■ Task goal ■
Each line that holds the word "this" counts once; give the total for the records below and nothing else.

Data listing

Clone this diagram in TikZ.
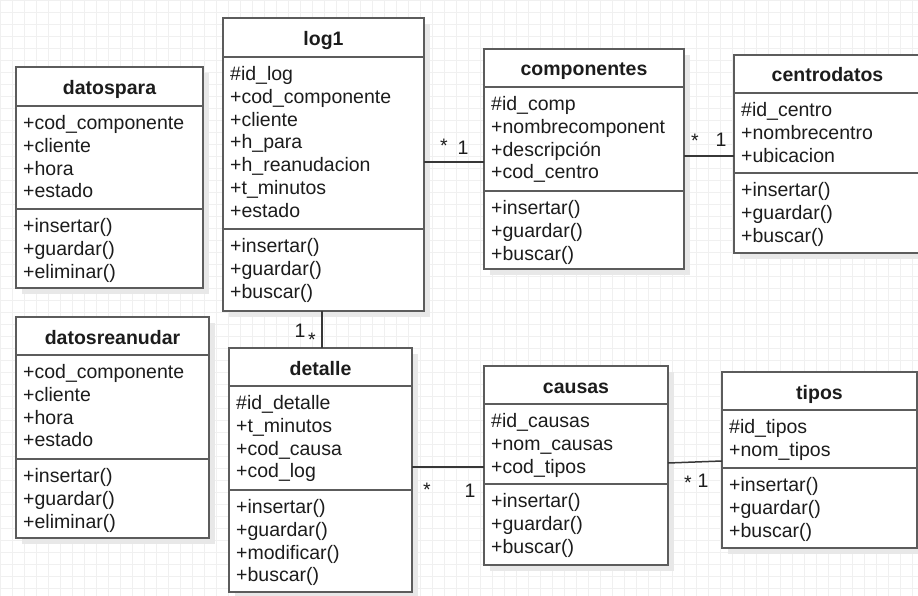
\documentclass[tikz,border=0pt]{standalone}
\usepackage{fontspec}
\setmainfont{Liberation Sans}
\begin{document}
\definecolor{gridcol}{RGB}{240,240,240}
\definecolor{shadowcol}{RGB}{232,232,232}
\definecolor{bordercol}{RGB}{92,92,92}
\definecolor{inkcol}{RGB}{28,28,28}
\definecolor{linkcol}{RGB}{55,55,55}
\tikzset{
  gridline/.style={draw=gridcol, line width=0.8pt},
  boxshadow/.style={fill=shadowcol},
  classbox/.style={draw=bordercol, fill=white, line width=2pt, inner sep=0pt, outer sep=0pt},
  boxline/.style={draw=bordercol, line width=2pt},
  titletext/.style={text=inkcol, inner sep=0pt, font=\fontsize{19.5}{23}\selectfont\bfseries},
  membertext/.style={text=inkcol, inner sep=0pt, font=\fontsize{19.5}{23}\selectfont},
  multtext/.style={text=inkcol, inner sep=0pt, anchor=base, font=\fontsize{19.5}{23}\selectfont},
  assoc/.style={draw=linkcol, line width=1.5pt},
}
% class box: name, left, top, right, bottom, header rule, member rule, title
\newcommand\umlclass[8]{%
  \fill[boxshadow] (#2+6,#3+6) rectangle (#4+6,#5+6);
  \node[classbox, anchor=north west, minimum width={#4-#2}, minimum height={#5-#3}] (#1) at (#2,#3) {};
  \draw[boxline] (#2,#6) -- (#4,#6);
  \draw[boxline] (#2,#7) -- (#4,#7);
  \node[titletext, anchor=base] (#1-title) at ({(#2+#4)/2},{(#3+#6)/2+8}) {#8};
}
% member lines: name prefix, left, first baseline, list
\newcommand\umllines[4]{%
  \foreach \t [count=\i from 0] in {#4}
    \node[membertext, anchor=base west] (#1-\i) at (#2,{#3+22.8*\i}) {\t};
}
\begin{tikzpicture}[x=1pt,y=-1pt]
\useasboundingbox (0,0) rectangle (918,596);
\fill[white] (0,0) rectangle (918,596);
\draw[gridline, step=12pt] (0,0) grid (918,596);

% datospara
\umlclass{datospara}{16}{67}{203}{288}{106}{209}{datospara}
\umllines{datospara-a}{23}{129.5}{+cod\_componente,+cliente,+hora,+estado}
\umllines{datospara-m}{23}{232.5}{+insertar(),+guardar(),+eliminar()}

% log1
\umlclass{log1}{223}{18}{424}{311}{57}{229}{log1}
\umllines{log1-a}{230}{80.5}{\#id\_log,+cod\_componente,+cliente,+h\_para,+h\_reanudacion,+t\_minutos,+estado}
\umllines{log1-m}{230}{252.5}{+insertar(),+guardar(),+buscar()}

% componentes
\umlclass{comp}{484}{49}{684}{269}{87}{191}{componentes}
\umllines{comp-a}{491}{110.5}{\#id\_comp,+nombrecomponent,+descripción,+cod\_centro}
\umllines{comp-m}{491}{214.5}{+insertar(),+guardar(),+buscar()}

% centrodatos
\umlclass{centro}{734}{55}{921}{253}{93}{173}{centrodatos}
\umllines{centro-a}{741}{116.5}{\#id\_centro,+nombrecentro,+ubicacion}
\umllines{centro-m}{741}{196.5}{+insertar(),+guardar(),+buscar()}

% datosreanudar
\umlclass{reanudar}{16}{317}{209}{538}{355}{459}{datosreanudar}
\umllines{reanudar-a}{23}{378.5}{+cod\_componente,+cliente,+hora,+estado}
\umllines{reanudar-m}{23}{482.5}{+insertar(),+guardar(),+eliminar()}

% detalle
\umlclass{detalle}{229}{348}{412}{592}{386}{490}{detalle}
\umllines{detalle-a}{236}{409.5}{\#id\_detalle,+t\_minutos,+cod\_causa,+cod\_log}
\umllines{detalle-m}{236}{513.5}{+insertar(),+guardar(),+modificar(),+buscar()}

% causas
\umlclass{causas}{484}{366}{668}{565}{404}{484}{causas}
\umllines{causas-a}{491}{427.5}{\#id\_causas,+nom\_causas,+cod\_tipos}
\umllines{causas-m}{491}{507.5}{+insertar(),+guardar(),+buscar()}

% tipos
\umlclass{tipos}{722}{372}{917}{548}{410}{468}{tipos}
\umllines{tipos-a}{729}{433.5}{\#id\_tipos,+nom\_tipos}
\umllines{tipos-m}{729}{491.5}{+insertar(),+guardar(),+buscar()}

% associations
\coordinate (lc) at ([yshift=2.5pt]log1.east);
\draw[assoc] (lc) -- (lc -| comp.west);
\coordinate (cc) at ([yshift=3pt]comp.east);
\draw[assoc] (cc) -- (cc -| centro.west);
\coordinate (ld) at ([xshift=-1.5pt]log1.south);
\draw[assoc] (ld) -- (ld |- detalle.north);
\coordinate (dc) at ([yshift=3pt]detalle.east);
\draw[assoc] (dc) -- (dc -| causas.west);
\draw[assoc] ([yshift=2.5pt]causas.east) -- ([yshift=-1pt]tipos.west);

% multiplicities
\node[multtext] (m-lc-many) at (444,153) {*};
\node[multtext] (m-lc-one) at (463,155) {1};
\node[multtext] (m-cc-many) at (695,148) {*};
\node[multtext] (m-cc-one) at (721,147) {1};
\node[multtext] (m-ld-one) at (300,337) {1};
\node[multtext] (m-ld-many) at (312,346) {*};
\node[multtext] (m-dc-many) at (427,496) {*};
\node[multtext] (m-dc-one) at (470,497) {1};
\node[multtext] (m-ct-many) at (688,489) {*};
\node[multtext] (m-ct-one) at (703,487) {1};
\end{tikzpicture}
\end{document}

==

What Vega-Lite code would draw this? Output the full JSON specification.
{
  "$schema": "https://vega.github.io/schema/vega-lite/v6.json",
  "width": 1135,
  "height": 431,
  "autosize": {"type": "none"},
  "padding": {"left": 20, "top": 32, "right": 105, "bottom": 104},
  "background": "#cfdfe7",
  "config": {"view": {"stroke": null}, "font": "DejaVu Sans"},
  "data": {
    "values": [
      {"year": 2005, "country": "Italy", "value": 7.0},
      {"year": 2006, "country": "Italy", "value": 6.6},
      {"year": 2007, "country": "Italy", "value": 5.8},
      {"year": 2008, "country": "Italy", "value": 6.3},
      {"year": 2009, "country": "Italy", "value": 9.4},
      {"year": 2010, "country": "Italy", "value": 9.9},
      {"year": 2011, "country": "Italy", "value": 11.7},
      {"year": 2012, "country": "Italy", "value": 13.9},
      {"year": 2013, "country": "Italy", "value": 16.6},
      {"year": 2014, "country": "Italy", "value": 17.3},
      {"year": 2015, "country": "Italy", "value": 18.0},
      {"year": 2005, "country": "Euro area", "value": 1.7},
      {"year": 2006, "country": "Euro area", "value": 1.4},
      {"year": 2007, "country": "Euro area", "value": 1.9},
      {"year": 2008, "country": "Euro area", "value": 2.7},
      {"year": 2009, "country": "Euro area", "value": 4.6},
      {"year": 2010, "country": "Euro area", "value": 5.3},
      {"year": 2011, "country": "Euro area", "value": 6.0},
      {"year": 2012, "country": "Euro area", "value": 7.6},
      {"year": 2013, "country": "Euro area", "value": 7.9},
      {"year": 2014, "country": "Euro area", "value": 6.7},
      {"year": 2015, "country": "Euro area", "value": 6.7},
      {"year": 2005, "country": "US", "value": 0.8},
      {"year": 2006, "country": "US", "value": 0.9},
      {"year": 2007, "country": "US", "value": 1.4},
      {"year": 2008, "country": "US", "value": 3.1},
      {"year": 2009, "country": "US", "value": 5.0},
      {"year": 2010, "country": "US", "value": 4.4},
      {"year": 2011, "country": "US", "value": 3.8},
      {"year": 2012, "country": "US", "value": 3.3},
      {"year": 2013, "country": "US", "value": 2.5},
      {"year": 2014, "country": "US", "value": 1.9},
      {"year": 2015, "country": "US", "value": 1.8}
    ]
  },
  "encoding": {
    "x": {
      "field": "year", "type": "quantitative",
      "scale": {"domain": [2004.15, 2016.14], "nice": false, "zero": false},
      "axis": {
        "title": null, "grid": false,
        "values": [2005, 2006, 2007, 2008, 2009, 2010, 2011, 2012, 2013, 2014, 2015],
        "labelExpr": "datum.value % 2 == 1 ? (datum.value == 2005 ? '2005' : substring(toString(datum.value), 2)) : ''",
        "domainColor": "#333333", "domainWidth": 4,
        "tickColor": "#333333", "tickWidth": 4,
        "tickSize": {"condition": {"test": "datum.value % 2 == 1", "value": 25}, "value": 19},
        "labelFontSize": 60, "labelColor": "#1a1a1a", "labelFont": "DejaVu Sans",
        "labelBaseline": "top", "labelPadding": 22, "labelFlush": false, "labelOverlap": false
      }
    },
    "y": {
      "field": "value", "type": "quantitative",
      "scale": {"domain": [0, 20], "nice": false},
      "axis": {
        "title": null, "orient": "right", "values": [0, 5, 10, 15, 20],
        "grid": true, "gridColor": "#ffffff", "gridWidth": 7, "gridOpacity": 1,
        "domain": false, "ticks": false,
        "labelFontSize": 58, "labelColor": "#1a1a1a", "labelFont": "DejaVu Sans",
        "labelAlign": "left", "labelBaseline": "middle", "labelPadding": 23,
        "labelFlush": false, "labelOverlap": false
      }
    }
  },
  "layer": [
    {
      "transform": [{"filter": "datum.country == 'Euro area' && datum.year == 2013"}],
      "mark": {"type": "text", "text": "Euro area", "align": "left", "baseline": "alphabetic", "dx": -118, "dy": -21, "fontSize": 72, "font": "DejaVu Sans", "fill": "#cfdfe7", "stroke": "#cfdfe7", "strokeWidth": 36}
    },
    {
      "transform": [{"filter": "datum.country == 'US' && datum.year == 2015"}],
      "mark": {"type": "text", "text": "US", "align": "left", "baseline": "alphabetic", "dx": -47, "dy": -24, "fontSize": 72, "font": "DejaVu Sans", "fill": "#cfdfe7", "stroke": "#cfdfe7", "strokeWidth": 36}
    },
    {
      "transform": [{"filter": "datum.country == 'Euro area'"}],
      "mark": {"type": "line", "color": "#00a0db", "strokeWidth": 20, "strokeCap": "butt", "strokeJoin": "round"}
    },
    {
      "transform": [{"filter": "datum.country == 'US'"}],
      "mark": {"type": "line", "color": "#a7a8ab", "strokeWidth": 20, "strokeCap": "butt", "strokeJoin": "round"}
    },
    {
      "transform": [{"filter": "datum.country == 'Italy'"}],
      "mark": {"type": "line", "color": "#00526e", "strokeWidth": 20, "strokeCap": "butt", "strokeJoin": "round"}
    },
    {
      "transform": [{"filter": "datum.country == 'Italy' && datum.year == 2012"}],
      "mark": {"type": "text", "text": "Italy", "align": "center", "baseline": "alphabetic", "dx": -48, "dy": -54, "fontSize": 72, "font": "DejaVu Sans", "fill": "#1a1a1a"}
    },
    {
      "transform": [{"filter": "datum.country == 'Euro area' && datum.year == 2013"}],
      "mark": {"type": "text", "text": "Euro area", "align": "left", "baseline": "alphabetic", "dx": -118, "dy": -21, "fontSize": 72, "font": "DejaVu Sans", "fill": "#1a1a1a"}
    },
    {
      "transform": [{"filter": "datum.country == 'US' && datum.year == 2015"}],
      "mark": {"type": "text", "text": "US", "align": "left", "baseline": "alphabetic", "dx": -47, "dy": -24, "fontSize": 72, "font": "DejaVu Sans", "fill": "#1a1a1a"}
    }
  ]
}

■ Output ■
2